Thursday Links was once a happy modernist

+Holm says that what he realized then was that continuity mattered. "And that was not what we were taught in any architecture school courses. We would look at these old buildings and ask our instructors, 'Well, why can't we do something like that?' and they'd say, 'Well, you can't do that anymore!" A Modernist architect discusses why we can't have nice buildings anymore.

+Planetizen has the 100 best books written about city making ever. I was surprised Geography of Nowhere and Suburban Nation were so low, but if you check the comments, the author has agreed with the mob and decided that those two books should be higher.

+Shock Doctrine: resource scarcity and climate change will create all sorts of opportunities for investment in housing, infrastructure, and services as millions of refugees move into existing cities and create new ones.

+While the subject of this article is actually the apex of neoliberal shock doctrine politics (i.e. manufacturing a crisis in order to make money off the this case the West producing the lion's share of carbon that causes Climate Change, and then making money off the mitigation in poor countries), I think at its heart there is truth here.
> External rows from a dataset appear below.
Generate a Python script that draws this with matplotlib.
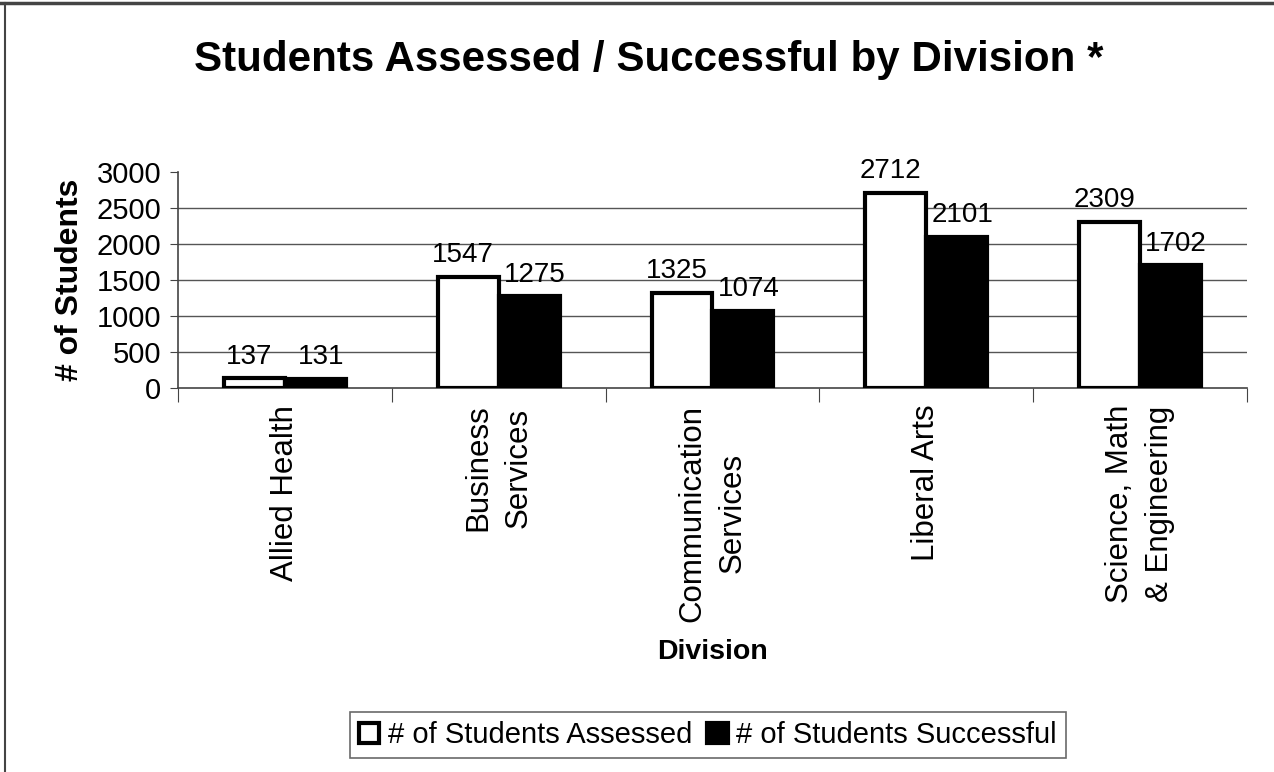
import matplotlib
matplotlib.use("Agg")
import matplotlib.pyplot as plt
import numpy as np
from matplotlib.lines import Line2D

plt.rcParams['font.family'] = ['Liberation Sans', 'DejaVu Sans']

# Données du graphique
divisions = ['Allied Health', 'Business\nServices', 'Communication\nServices',
             'Liberal Arts', 'Science, Math\n& Engineering']
assessed = [137, 1547, 1325, 2712, 2309]
successful = [131, 1275, 1074, 2101, 1702]
y_ticks = [0, 500, 1000, 1500, 2000, 2500, 3000]

fig = plt.figure(figsize=(12.74, 7.72), dpi=100)
ax = fig.add_axes([0.1397, 0.4974, 0.8391, 0.2798])

x = np.arange(len(divisions))
w = 0.285
b1 = ax.bar(x - w / 2, assessed, w, color='white', edgecolor='black', linewidth=3, zorder=3,
            label='# of Students Assessed')
b2 = ax.bar(x + w / 2, successful, w, color='black', edgecolor='black', linewidth=3, zorder=3,
            label='# of Students Successful')

# Étiquettes des valeurs
for bars, dx in ((b1, -4), (b2, 4)):
    for rect in bars:
        h = rect.get_height()
        ax.annotate(str(int(h)), (rect.get_x() + rect.get_width() / 2, h),
                    xytext=(dx, 6), textcoords='offset points', ha='center', va='bottom',
                    fontsize=20, zorder=4)

ax.set_xlim(-0.5, len(divisions) - 0.5)
ax.set_ylim(0, 3000)
ax.set_yticks(y_ticks)
ax.set_yticklabels([str(v) for v in y_ticks], fontsize=21)
for v in y_ticks[1:-1]:
    ax.axhline(v, color='#555555', linewidth=1, zorder=1)

ax.set_xticks(np.arange(len(divisions) + 1) - 0.5)
ax.set_xticklabels([])
ax.set_xticks(x, minor=True)
ax.set_xticklabels(divisions, minor=True, rotation=90, fontsize=22.5, va='top', ha='center',
                   multialignment='center', linespacing=1.45)
ax.tick_params(axis='x', which='major', length=10, direction='out', color='#444444')
ax.tick_params(axis='x', which='minor', length=0, pad=12)
ax.tick_params(axis='y', length=6, direction='out', color='#444444', pad=6)

for s in ('top', 'right'):
    ax.spines[s].set_visible(False)
for s in ('left', 'bottom'):
    ax.spines[s].set_color('#444444')
    ax.spines[s].set_linewidth(1.2)

ax.set_ylabel('# of Students', fontsize=23, fontweight='bold', labelpad=8)
ax.set_xlabel('Division', fontsize=20.5, fontweight='bold')
ax.xaxis.set_label_coords(0.5, -1.222)
ax.xaxis.label.set_va('center')

fig.text(649 / 1274, 1 - 60 / 772, 'Students Assessed / Successful by Division *', fontsize=30.3,
         fontweight='bold', ha='center', va='center')

leg = fig.legend(handles=[b1, b2], loc='center', ncol=2, fontsize=21, frameon=True,
                 fancybox=False, edgecolor='#444444', handlelength=0.7, handleheight=0.7,
                 handletextpad=0.3, columnspacing=0.5, borderpad=0.3,
                 bbox_to_anchor=(708 / 1274, 1 - 735 / 772))
leg.get_frame().set_linewidth(1.2)

# Bordure de la page
fig.add_artist(Line2D([0, 1], [0.996, 0.996], color='#444444', linewidth=2.5))
fig.add_artist(Line2D([0.004, 0.004], [0, 0.996], color='#444444', linewidth=1.5))

fig.savefig('out.png', dpi=100)
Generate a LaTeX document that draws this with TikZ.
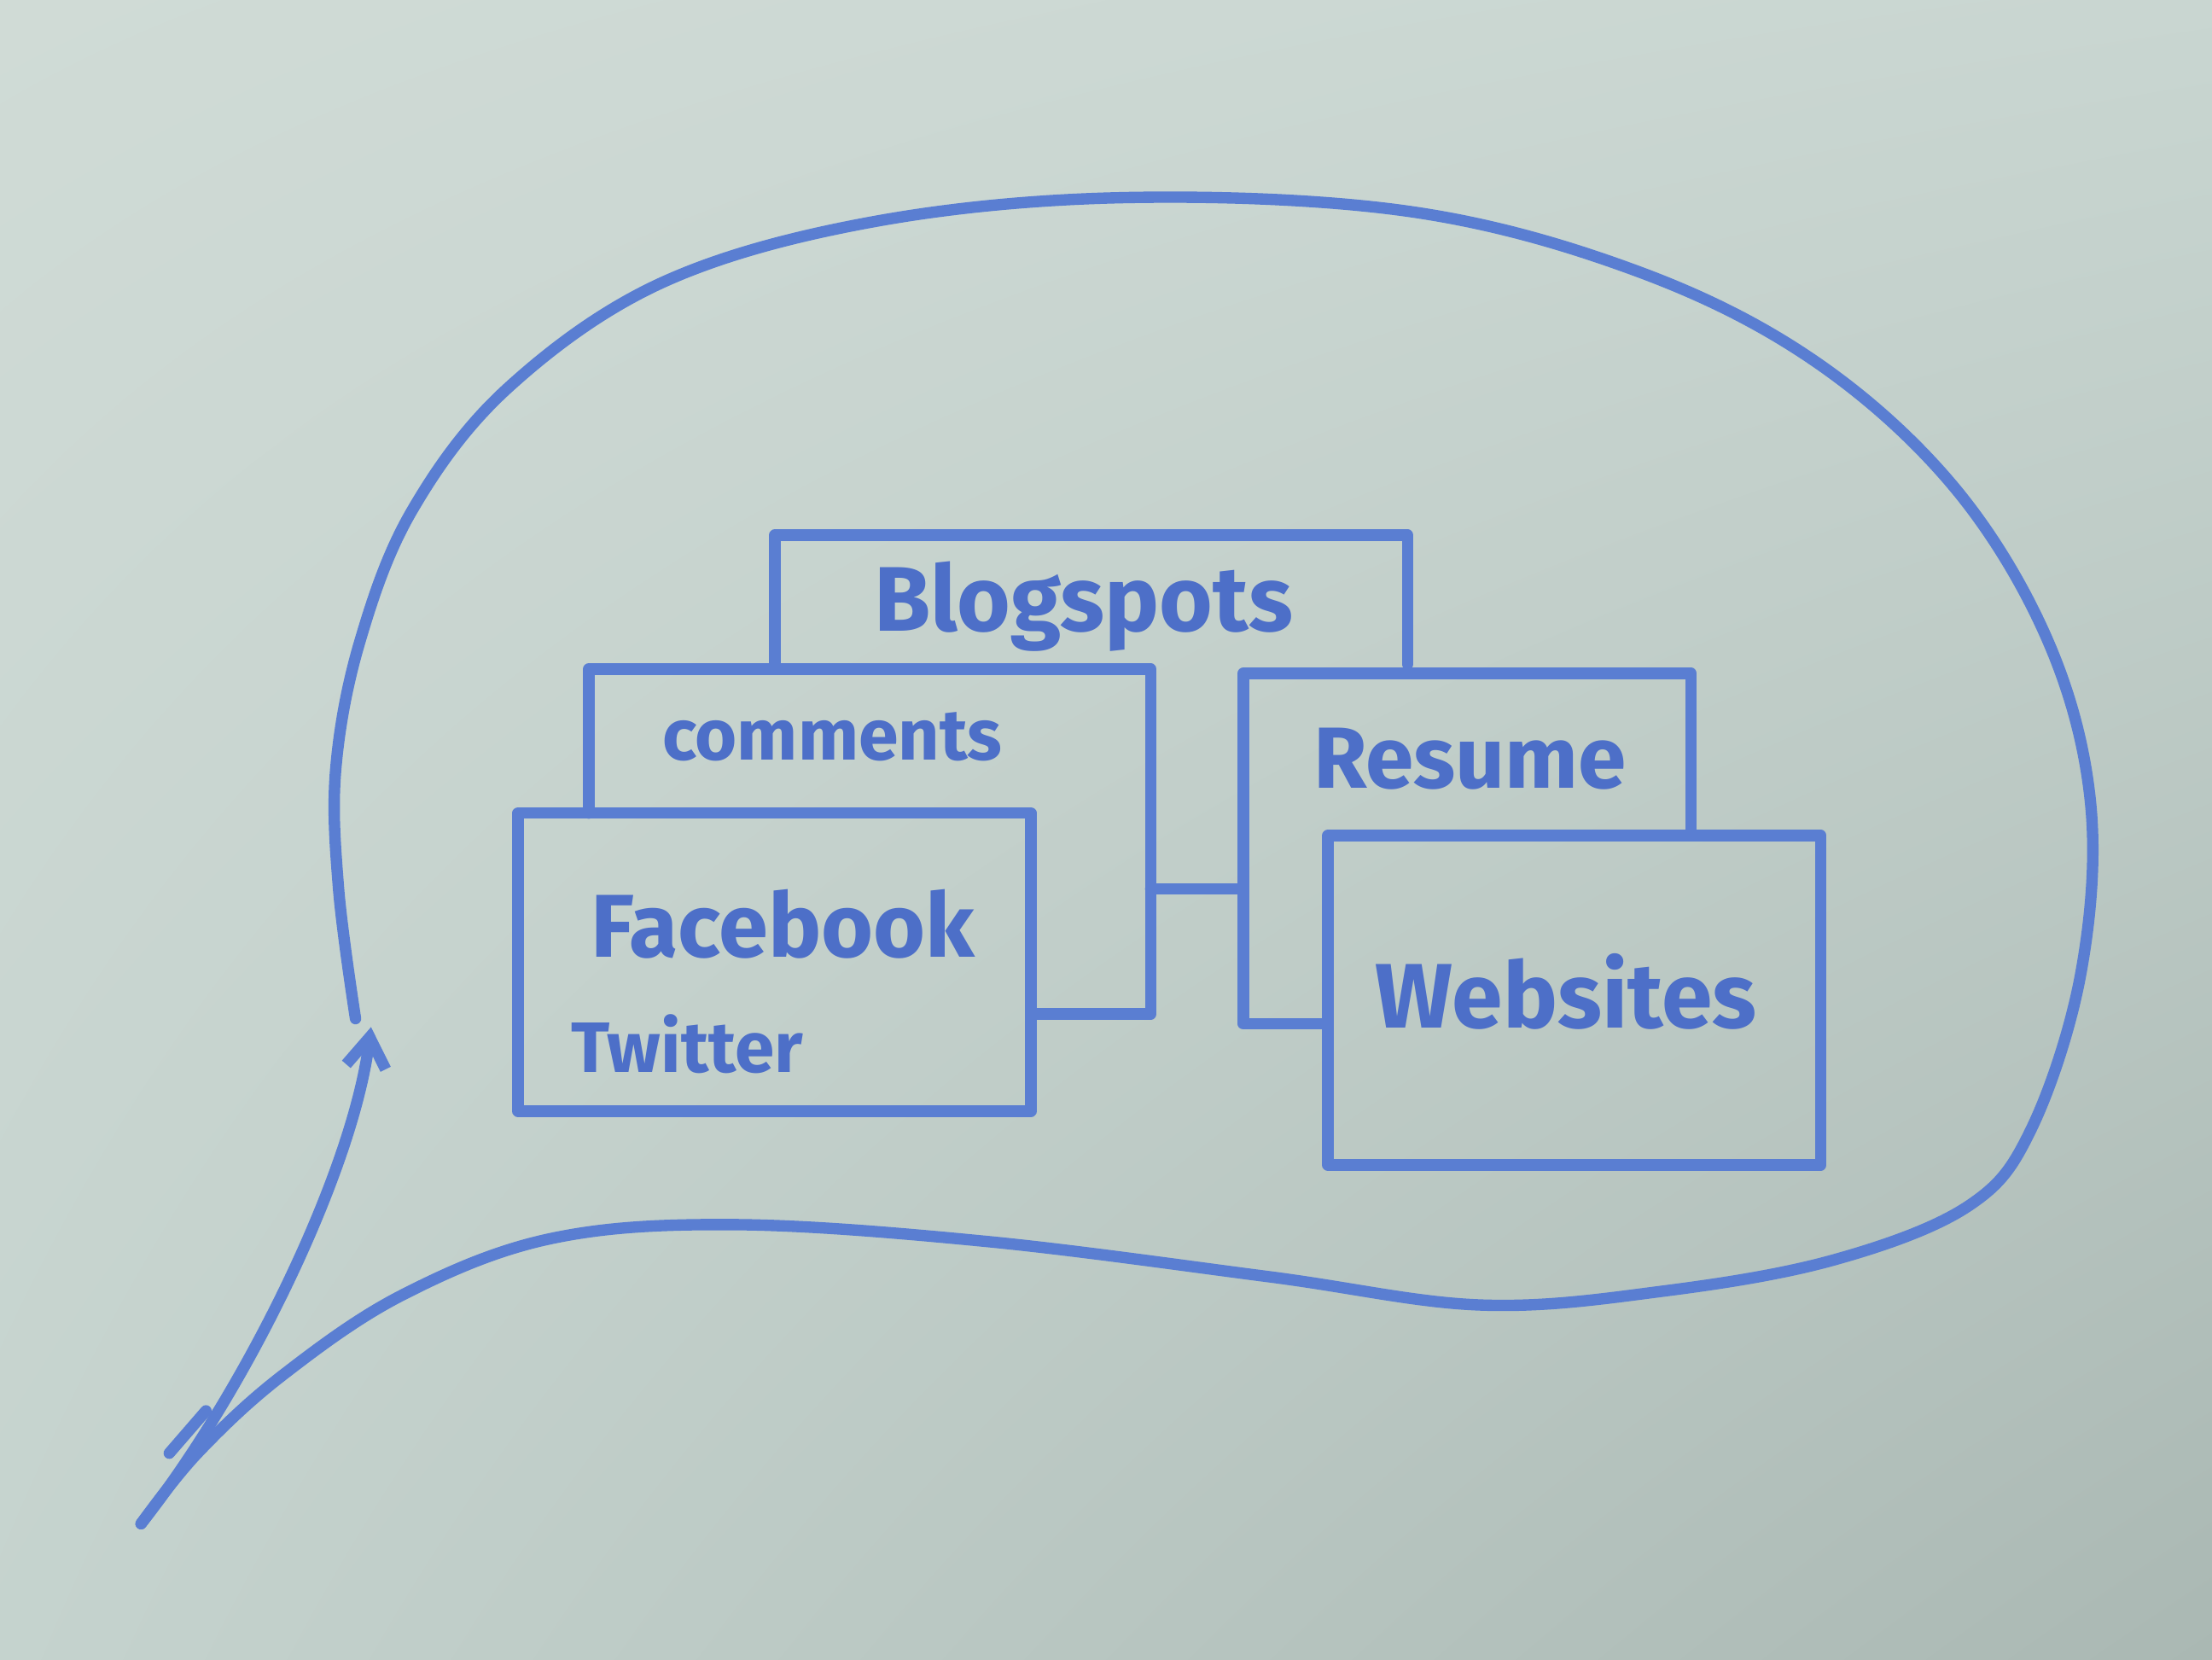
\documentclass[tikz,border=0pt]{standalone}
\usepackage{fontspec}
\setmainfont{Fira Sans}
\usetikzlibrary{arrows.meta,calc,shadings}
\definecolor{ink}{HTML}{5A7ED2}
\definecolor{inktext}{HTML}{4D6FC8}
\definecolor{bgTL}{HTML}{D0DBD6}
\definecolor{bgTR}{HTML}{C9D6D1}
\definecolor{bgBL}{HTML}{C5D3CE}
\definecolor{bgBR}{HTML}{AAB8B3}
\tikzset{
  pen/.style={draw=ink, line width=2.3pt, line cap=round, line join=round},
  boxarea/.style={rectangle, inner sep=0pt, draw=none},
  txt/.style={text=inktext, inner sep=0pt}
}
\begin{document}
\begin{tikzpicture}[x=0.1mm, y=-0.1mm]
\shade[upper left=bgTL, upper right=bgTR, lower left=bgBL, lower right=bgBR] (0,0) rectangle (1568,1176);
\useasboundingbox (0,0) rectangle (1568,1176);

% speech bubble outline
\draw[pen] plot[smooth, tension=0.6] coordinates {
 (252,722) (240,630) (238,545) (255,455) (292,362) (360,275) (470,200) (620,157) (800,140)
 (1000,150) (1160,192) (1285,255) (1385,345) (1452,455) (1482,570) (1475,690) (1440,800)
 (1395,855) (1300,893) (1180,915) (1050,925) (900,905) (700,880) (520,868) (390,878)
 (285,918) (200,975) (140,1030) (100,1080)};
% tail line with arrowhead
\coordinate (tailstart) at (100,1080);
\coordinate (tailend) at (263,728);
\draw[pen, -{Straight Barb[length=6pt,width=8pt]}] (tailstart) .. controls (175,985) and (250,830) .. (tailend);
\draw[pen] (120,1030) -- (146,1000);

% boxes (areas)
\node[boxarea, minimum width=44.7mm, minimum height=9mm] (blog) at (773.5,425) {};
\node[boxarea, minimum width=39.7mm, minimum height=24.3mm] (comm) at (616.5,596.5) {};
\node[boxarea, minimum width=36.2mm, minimum height=21mm] (fb) at (549,682) {};
\node[boxarea, minimum width=31.6mm, minimum height=24.7mm] (res) at (1040,601.5) {};
\node[boxarea, minimum width=34.8mm, minimum height=23.2mm] (web) at (1116,709) {};

% Blogspots: bottom hidden
\draw[pen] (blog.south west) -- (blog.north west) -- (blog.north east) -- (blog.south east);
% comments: partly behind Facebook
\draw[pen] (comm.west |- fb.north) -- (comm.north west) -- (comm.north east) -- (comm.south east) -- (comm.south -| fb.east);
\draw[pen] (fb.north west) rectangle (fb.south east);
% Resume: partly behind Websites
\draw[pen] (res.south -| web.west) -- (res.south west) -- (res.north west) -- (res.north east) -- (res.east |- web.north);
\draw[pen] (web.north west) rectangle (web.south east);

% connector
\coordinate (connrow) at (0,630);
\draw[pen] (comm.east |- connrow) -- (res.west |- connrow);

% texts
\node[txt, font=\bfseries\fontsize{18.5}{22}\selectfont] (tblog) at (768,430) {Blogspots};
\node[txt, font=\bfseries\fontsize{14.5}{18}\selectfont] (tcomm) at (590,522) {comments};
\node[txt, font=\bfseries\fontsize{18}{22}\selectfont] (tfb) at (555,655) {Facebook};
\node[txt, font=\bfseries\fontsize{14.4}{18}\selectfont] (ttw) at (487,740) {Twitter};
\node[txt, font=\bfseries\fontsize{17.5}{21}\selectfont] (tres) at (1042,538) {Resume};
\node[txt, font=\bfseries\fontsize{18.5}{22}\selectfont] (tweb) at (1110,703) {Websites};
\end{tikzpicture}
\end{document}
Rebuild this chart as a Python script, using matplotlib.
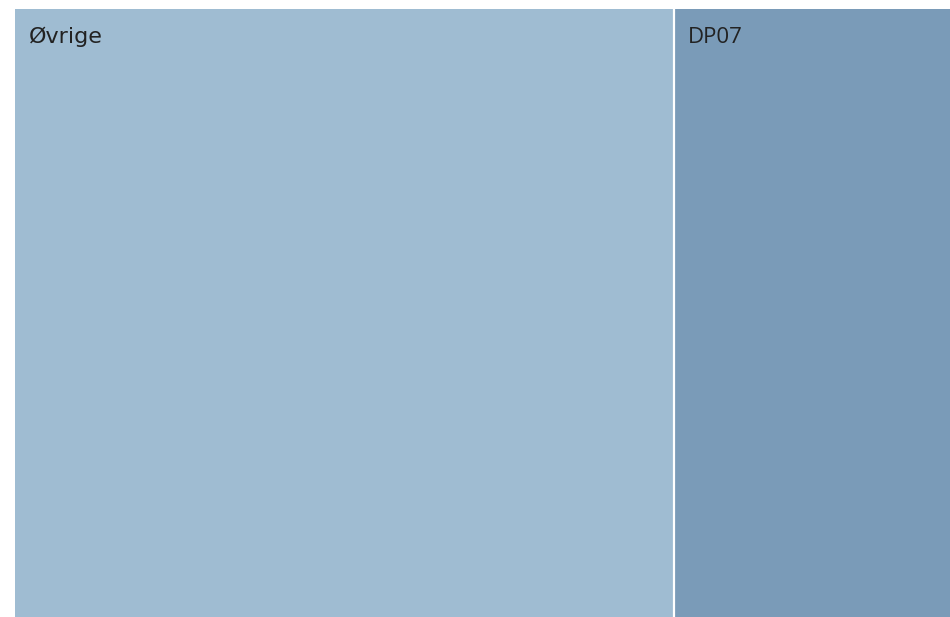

Some of the purest entrepreneurial opportunities available right now are finding innovative ways to distribute resources more efficiently and help people deal with the consequences of centuries of environmental neglect. I gravitate toward housing concerns, personally, but water, food, and safety are three important areas of opportunity.

+Oldie but a goodie: When Abbot John de Sais laid the first stone of a church in a tiny central England town in 1118, he set in motion a construction project that would culminate in 1237 with the completion of Peterborough Cathedral -- the grandest structure in England at the time and a harbinger of the Gothic style that came to define British architecture for the next 500 years. De Sais was long dead before the project was complete, but that didn't stop him. Fast-forward to the US housing bubble of 2008. Developers built McMansions for speculation. Brokers bundled house values into mortgage-backed securities that they could trade in a nanosecond. Sprawl ensued and build quality was poor. Eventually the bubble burst, prices declined, and now we are left with foreclosed homes that nobody wants. So what changed in western culture between 1118 and 2008? How did we go from building grand cathedrals to McMansions? Forget short-termism: it's time to think longpath.